Joachim Radatz (BIS Netzwerk für betriebliche Integration und Sozialforschung) plädierte zudem dafür, dass im Rahmen des Budgets für Arbeit die Leistungsträger Menschen mit Behinderung aktiv unterstützen, einen geeigneten Arbeitsplatz zu finden. Ohne eine solche Unterstützung drohe das Instrument „stumpf“ zu bleiben.

Um politische Partizipation von Menschen mit Behinderungen zu gewährleisten, kritisierte Sigrid Arnade (Selbstbestimmt Leben in Deutschland) die wiederholt „viel zu kurzen“ Fristen für Stellungnahmen zu Gesetzentwürfen und die mangelnde barrierefreie Bereitstellung der Dokumente. Dies erschwere es Menschen mit Behinderungen, sich einzubringen und komme einer „Scheinbeteiligung“ nahe. Hinsichtlich der geplanten gesetzlichen Änderungen appellierte sie, das geplante Angehörigenentlastungsgesetz möglichst zeitnah zu verabschieden. Die Rentenanpassung zum 1. Januar 2020 vorzuziehen, reiche nicht aus. Eine raschere Entlastung der Angehörigen und schnellere Umsetzung der Grundsicherung im Berufsbildungsbereich sei ein „wichtiges Signal“ an die Menschen mit Behinderungen, die darauf schon lange warteten.

Detlef Eckert (Allgemeiner Behindertenverband in Deutschland) sprach sich in seiner Stellungnahme dafür aus, die Ausgleichsabgabe und Beschäftigungsquote von Menschen mit Behinderungen zu erhöhen. Als Steuerungsinstrument sei sie in ihrer gegenwärtigen Höhe wirkungslos, kritisierte Eckert. Die Absenkung habe in der Vergangenheit, anders als erhofft, nicht dazu geführt, dass Unternehmen mehr Menschen mit Behinderung einstellten. Darüber hinaus drang Eckert darauf, die verschiedenen Förderprogramme auf Bundes- und Landesebene kompatibler zu gestalten und den Übergang von Förderschulen zu erleichtern.
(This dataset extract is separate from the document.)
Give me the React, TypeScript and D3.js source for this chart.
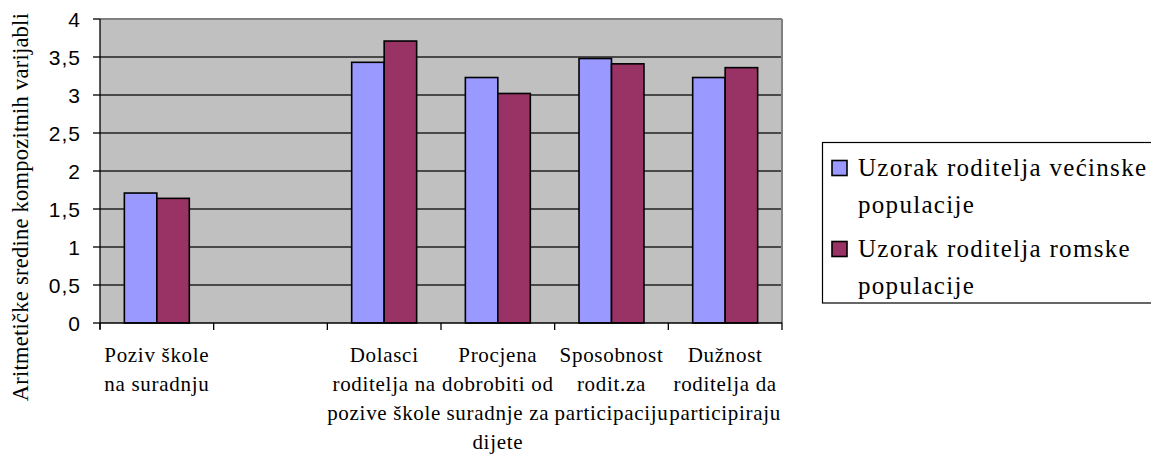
import * as d3 from "d3";

const W = 1151;
const H = 454;
const PLOT = { left: 100, right: 782, top: 19, bottom: 323 };

// categories, each label split into its printed lines
const categories = ["poziv", "empty", "dolasci", "procjena", "sposobnost", "duznost"];
const categoryLines: string[][] = [
  ["Poziv škole", "na suradnju"],
  [],
  ["Dolasci", "roditelja na", "pozive škole"],
  ["Procjena", "dobrobiti od", "suradnje za", "dijete"],
  ["Sposobnost", "rodit.za", "participaciju"],
  ["Dužnost", "roditelja da", "participiraju"],
];

const seriesNames = ["Uzorak roditelja većinske populacije", "Uzorak roditelja romske populacije"];
const legendLines = [
  ["Uzorak roditelja većinske", "populacije"],
  ["Uzorak roditelja romske", "populacije"],
];
const seriesColors = ["#9999FF", "#993366"];
const majorityValues: (number | null)[] = [1.71, null, 3.43, 3.23, 3.48, 3.23];
const romaValues: (number | null)[] = [1.64, null, 3.71, 3.02, 3.41, 3.36];

const yTicks = [0, 0.5, 1, 1.5, 2, 2.5, 3, 3.5, 4];
const yTitle = "Aritmetičke sredine kompozitnih varijabli";

const SERIF = "Liberation Serif";
const SANS = "Liberation Sans";

export default function App() {
  const x0 = d3.scaleBand<string>().domain(categories).range([PLOT.left, PLOT.right]).paddingInner(0).paddingOuter(0);
  const x1 = d3
    .scaleBand<number>()
    .domain([0, 1])
    .range([0, x0.bandwidth()])
    .paddingInner(0)
    .paddingOuter(0.75);
  const y = d3.scaleLinear().domain([0, 4]).range([PLOT.bottom, PLOT.top]);

  const values = [majorityValues, romaValues];
  const fmt = (t: number) => String(t).replace(".", ",");
  const tickXs = [...categories.map((c) => x0(c) ?? 0), PLOT.right];

  return (
    <svg width={W} height={H} style={{ position: "absolute", left: 0, top: 0, background: "#fff" }}>
      <rect x={PLOT.left} y={PLOT.top} width={PLOT.right - PLOT.left} height={PLOT.bottom - PLOT.top} fill="#C0C0C0" />
      {/* gridlines */}
      {yTicks.slice(1, -1).map((t) => (
        <line key={t} x1={PLOT.left} x2={PLOT.right} y1={y(t)} y2={y(t)} stroke="#222" strokeWidth={1.3} />
      ))}
      {/* plot border top/right */}
      <line x1={PLOT.left} x2={PLOT.right} y1={PLOT.top} y2={PLOT.top} stroke="#808080" strokeWidth={2} />
      <line x1={PLOT.right} x2={PLOT.right} y1={PLOT.top} y2={PLOT.bottom} stroke="#808080" strokeWidth={2} />

      {/* bars */}
      {values.map((vals, si) =>
        vals.map((v, ci) =>
          v == null ? null : (
            <rect
              key={`${si}-${ci}`}
              x={(x0(categories[ci]) ?? 0) + (x1(si) ?? 0)}
              y={y(v)}
              width={x1.bandwidth()}
              height={y(0) - y(v)}
              fill={seriesColors[si]}
              stroke="#000"
              strokeWidth={1.6}
            />
          ),
        ),
      )}

      {/* y axis */}
      <line x1={PLOT.left} x2={PLOT.left} y1={PLOT.top} y2={PLOT.bottom + 6} stroke="#000" strokeWidth={1.3} />
      {yTicks.map((t) => (
        <g key={t}>
          <line x1={PLOT.left - 7} x2={PLOT.left} y1={y(t)} y2={y(t)} stroke="#000" strokeWidth={1.3} />
          <text
            x={81}
            y={y(t)}
            dy="0.36em"
            textAnchor="end"
            style={{ fontFamily: SANS, fontSize: 21, letterSpacing: 1 }}
            fill="#000"
          >
            {fmt(t)}
          </text>
        </g>
      ))}

      {/* x axis */}
      <line x1={PLOT.left} x2={PLOT.right} y1={PLOT.bottom} y2={PLOT.bottom} stroke="#000" strokeWidth={1.6} />
      {tickXs.map((tx, i) => (
        <line key={i} x1={tx} x2={tx} y1={PLOT.bottom} y2={PLOT.bottom + 7} stroke="#000" strokeWidth={1.3} />
      ))}
      {categories.map((c, ci) => (
        <text
          key={c}
          x={(x0(c) ?? 0) + x0.bandwidth() / 2}
          y={362}
          textAnchor="middle"
          style={{ fontFamily: SERIF, fontSize: 21, letterSpacing: 0.7 }}
          fill="#000"
        >
          {categoryLines[ci].map((line, li) => (
            <tspan key={li} x={(x0(c) ?? 0) + x0.bandwidth() / 2} y={362 + li * 29}>
              {line}
            </tspan>
          ))}
        </text>
      ))}

      {/* y title */}
      <text
        transform="translate(28,207) rotate(-90)"
        textAnchor="middle"
        style={{ fontFamily: SERIF, fontSize: 22.5, letterSpacing: 0.25 }}
        fill="#000"
      >
        {yTitle}
      </text>

      {/* legend */}
      <g>
        <rect x={822.5} y={142.5} width={340} height={160.5} fill="#fff" stroke="#000" strokeWidth={1.2} />
        {seriesNames.map((name, si) => (
          <g key={name}>
            <rect
              x={832}
              y={160.5 + si * 81}
              width={15}
              height={15}
              fill={seriesColors[si]}
              stroke="#000"
              strokeWidth={1.6}
            />
            {legendLines[si].map((line, li) => (
              <text
                key={li}
                x={858}
                y={176 + si * 81 + li * 37}
                style={{ fontFamily: SERIF, fontSize: 25, letterSpacing: 1.3 }}
                fill="#000"
              >
                {line}
              </text>
            ))}
          </g>
        ))}
      </g>
    </svg>
  );
}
Öffentliche Arbeitgeber könnten so etwa eine Auszubildendenquote einführen.

Der in der Behindertenbewegung aktive Ottmar Miles-Paul monierte als Einzelsachverständiger, dass das Bundesteilhabegesetz zwar „spannende Ansätze“ zur Umsetzung der UN-Behindertenrechtskonvention enthalte, beispielsweise die Trennung der Existenzsicherung und der Fachleistung sowie der Personenzentrierung, dass es aber in der Praxis den Menschen nicht wirklich mehr Teilhabe verschaffe. So enthalte das Gesetz „kontraproduktive Regelungen“ wie den Mehrkostenvorbehalt oder das Zwangspooling. Solche Regelungen hätten nichts mit Teilhabe und Selbstbestimmung zu tun, so Miles-Paul.